Le 5 juin 2019, la Cour d’appel de Poitiers a jugé que la convention de forfait jours signée par les parties était valable puisqu’elle stipulait notamment qu’en cas de situation durable d’amplitude journalière forte de travail, un point serait fait avec la hiérarchie pour rechercher des moyens d’y remédier.

Le salarié, débouté, n’en est pas resté là, et a formé un pourvoi en cassation.

Bien lui en a pris puisque la Cour de cassation a prononcé la nullité de la convention de forfait jours ; cassé la décision de la Cour d’appel de Poitiers sur ce point uniquement et renvoyé l’affaire devant la Cour d’appel de Limoges.

  1. La motivation de l’arrêt :

La Cour de cassation s’attache à examiner non pas les dispositions de la convention individuelle de forfait jours mais celles de la convention collective du Crédit Agricole, applicable à la relation de travail. Elle rappelle en effet que « toute convention de forfait en jours doit être prévue par un accord collectif dont les stipulations assurent la garantie du respect de durées raisonnables de travail ainsi que des repos, journaliers et hebdomadaires ».

Puis la Cour de cassation vérifie si les dispositions de la convention collective du Crédit Agricole respectent les principes du droit à la santé et au repos dont les cadres au forfait jour doivent bénéficier et dont elle rappelle qu’ils figurent au nombre des exigences constitutionnelles (l’arrêt est rendu au visa notamment du préambule de la Constitution (alinéa 11) et de l’article 31 de la Charte des droits fondamentaux de l’Union européenne relatif aux « conditions de travail justes et équitables »).

Or, son analyse est que les mesures de contrôle et de suivi de la charge de travail prévues par la convention collective du Crédit agricole (consistant notamment dans un contrôle par l’employeur des jours travaillés et des jours de repos par un bilan annuel) n’étaient pas suffisantes puisque « n’instituant pas de suivi effectif et régulier permettant à l’employeur de remédier en temps utile à une charge de travail éventuellement incompatible avec une durée raisonnable » de sorte qu’elles « ne sont pas de nature à garantir que l’amplitude et la charge de travail restent raisonnables et à assurer une bonne répartition, dans le temps, du travail de l’intéressé ». La Cour de cassation en déduit donc que la convention de forfait en jours conclue par les parties en application de cet accord collectif est nulle.
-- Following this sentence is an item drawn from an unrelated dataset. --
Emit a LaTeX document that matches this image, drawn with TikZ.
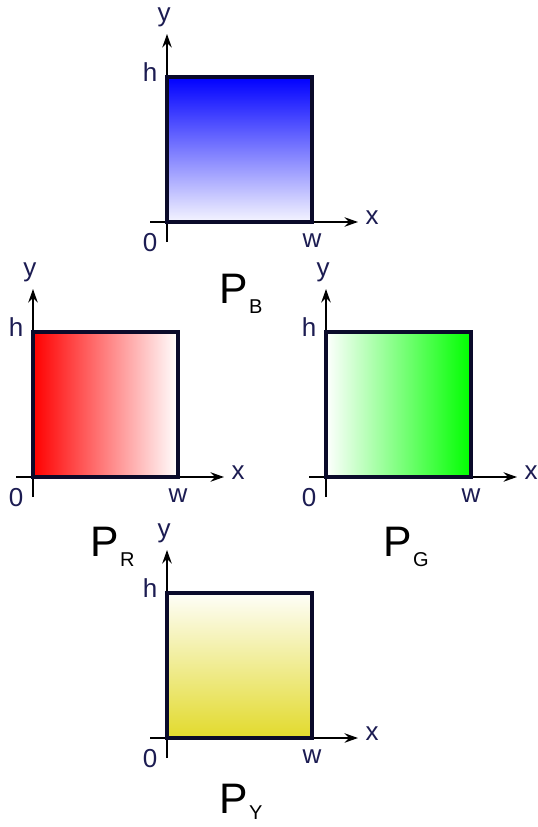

La décision de la Cour d’appel est cassée.

  1. En conclusion

Par cet arrêt la Cour de cassation maintient un contrôle strict des conventions de forfait jours puisque, dans la lignée de son arrêt du 29 juin 2011 (n°09-71.107) elle confirme que toute convention de forfait en jours doit être prévue par un accord collectif dont les stipulations assurent la garantie du respect des durées maximales de travail ainsi que des repos journaliers et hebdomadaires.

L’arrêt du 13 octobre 2021 vient ainsi rappeler que la convention individuelle de forfait jours ne peut venir pallier aux lacunes de l’accord collectif, celui-ci devant lui-même prévoir un mécanisme de contrôle et de suivi de l’amplitude et de la charge de travail permettant d’assurer l’effectivité des droits du salarié (droit à la santé et au repos).

Aussi, le Cadre qui envisagerait de contester la validité de sa convention de forfait jours pour éventuellement réclamer le paiement d’heures supplémentaires sera toujours bien inspiré de consulter un avocat qui prendra soin de vérifier les dispositions de l’accord collectif sur lequel s’appuie sa convention individuelle de forfait jours.